Postwar recordings spread flamenco worldwide. Paco de Lucía revolutionized the idiom by expanding harmony, rhythmic complexity, and ensemble formats, collaborating with jazz musicians and redefining guitar tone and articulation. Manolo Sanlúcar further formalized large‑scale forms and orchestral thinking. The guitar became a sophisticated concert voice without severing ties to cante and baile.

Contemporary Directions (1990s–present)

Tomatito, Vicente Amigo, Gerardo Núñez, Rafael Riqueni, and others have balanced deep traditional compás with lyrical modern harmony, world‑music textures, and jazz interplay. Education, method books, and global students have standardized technique, while nuevo flamenco, flamenco‑jazz, and crossovers (rock andaluz, rumba catalana) demonstrate the guitar’s ongoing influence.

How to make a track in this genre

Instruments and Setup
•   Use a flamenco guitar (lighter build than classical) with a golpeador (tap plate). A cejilla (capo) is common to center the singer’s tessitura and brighten timbre. •   Standard tuning (EADGBE). Action and bridge often set lower for fast attack; strings typically normal or hard tension nylon.
Rhythm (Compás) and Palmas
•   Internalize compás cycles before composing: 12‑beat forms (soleá, bulería, alegrías, seguiriya) and 4‑beat forms (tangos, rumba).
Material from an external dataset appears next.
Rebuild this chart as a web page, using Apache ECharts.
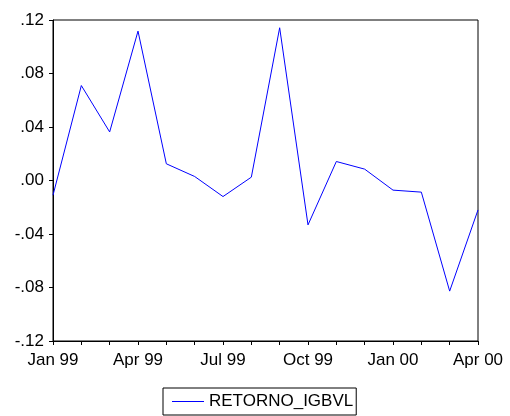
<!DOCTYPE html>
<html>
<head>
    <meta charset="utf-8">
    <title>RETORNO_IGBVL</title>
    <script src="https://cdn.jsdelivr.net/npm/echarts@6/dist/echarts.min.js"></script>
    <style>
        html, body { margin: 0; padding: 0; background: #fff; }
        #chart { width: 510px; height: 416px; }
    </style>
</head>
<body>
    <div id="chart"></div>
    <script type="text/javascript">
        // meses Jan 99 .. Apr 00
        var months = ['Jan 99', 'Feb 99', 'Mar 99', 'Apr 99', 'May 99', 'Jun 99', 'Jul 99', 'Aug 99',
                      'Sep 99', 'Oct 99', 'Nov 99', 'Dec 99', 'Jan 00', 'Feb 00', 'Mar 00', 'Apr 00'];
        var retorno = [-0.011, 0.071, 0.0363, 0.1117, 0.0125, 0.003, -0.012, 0.0025,
                       0.1142, -0.0332, 0.0142, 0.0085, -0.0072, -0.0087, -0.0827, -0.022];
        var yTicks = [-0.12, 0.12, 0.04]; // min, max, interval

        var chart = echarts.init(document.getElementById('chart'));

        var option = {
            animation: false,
            textStyle: { fontFamily: 'Liberation Sans, Arial, sans-serif' },
            grid: {
                left: 53, right: 32, top: 20, bottom: 75,
                show: true,
                borderColor: '#000',
                borderWidth: 1
            },
            legend: {
                bottom: 1,
                left: 163,
                data: ['RETORNO_IGBVL'],
                icon: 'rect',
                itemWidth: 32,
                itemHeight: 1,
                itemStyle: { color: '#0000FF' },
                padding: [5, 3, 5, 9],
                borderColor: '#000',
                borderWidth: 1,
                textStyle: { color: '#000', fontSize: 17 }
            },
            xAxis: {
                type: 'category',
                data: months,
                boundaryGap: false,
                axisLine: { onZero: false, lineStyle: { color: '#000' } },
                axisTick: { interval: 0, length: 4, lineStyle: { color: '#000' } },
                axisLabel: {
                    color: '#000',
                    fontSize: 17,
                    margin: 11,
                    interval: function (i) { return i % 3 === 0; }
                },
                splitLine: { show: false }
            },
            yAxis: {
                type: 'value',
                min: yTicks[0],
                max: yTicks[1],
                interval: yTicks[2],
                axisLine: { show: true, lineStyle: { color: '#000' } },
                axisTick: { show: true, length: 4, lineStyle: { color: '#000' } },
                axisLabel: {
                    color: '#000',
                    fontSize: 17,
                    margin: 9,
                    formatter: function (v) {
                        return v.toFixed(2).replace('0.', '.');
                    }
                },
                splitLine: { show: false }
            },
            series: [{
                name: 'RETORNO_IGBVL',
                type: 'line',
                data: retorno,
                symbol: 'none',
                lineStyle: { color: '#0000FF', width: 1 },
                itemStyle: { color: '#0000FF' }
            }]
        };
        chart.setOption(option);
    </script>
</body>
</html>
Accents define identity (e.g., bulería accents often around 12, 3, 6, 8, 10; soleá around 12, 3, 6, 8, 10). •   Practice with palmas (handclaps) or a cajón to lock subdivisions and llamadas (calls) and cierres (cadential closes).
Core Techniques
•   Rasgueado: roll patterns (e.g., a–m–i, or i–a–m–i) for percussive swells; abanico (thumb‑flick‑roll) for emphatic entries. •   Golpe: tap the soundboard with a/i fingers for punctuating accents. •   Picado: rest‑stroke scale runs with i–m alternation for speed and bite. •   Alzapúa: thumb down‑up‑down strokes plus slurs across bass and treble strings for propulsive figures. •   Ligados (slurs) and the 5‑note tremolo (p–i–a–m–i) create lyrical sustain distinct from classical p–a–m–i tremolo.
Harmony and Melodic Language
•   Favor the Phrygian center (often E or A) and the Andalusian cadence (iv–III–II–I in Phrygian), using open strings to intensify resonance. •   Mix traditional voicings (E–F–G–F–E in E Phrygian) with modal mixtures, parallel major episodes, and secondary dominants in lighter palos. •   Compose falsetas that clearly mark compás, feature call‑and‑response motifs, and land on strong cadential beats for dancer/singer cues.
Form and Arrangement
•   Structure pieces around cycles of compás: intro (falseta) → compás passages → llamadas → variations → cierre. •   For accompaniment, leave harmonic space for cante: anticipate phrasing, support melismas, and use remates (short cadential riffs) to underline lines. •   For baile, emphasize footwork sections (escobillas) with driving rasgueado and steady bass ostinati.
Production and Ensemble Tips
•   In ensembles, layer guitar with palmas, cajón, and jaleos (shouts). Keep the guitar slightly forward for articulation, but preserve the transients of rasgueado and golpe. •   Record with a pair of condensers (12th fret and lower bout) to balance brightness and body; avoid excessive compression that blunts dynamic accents.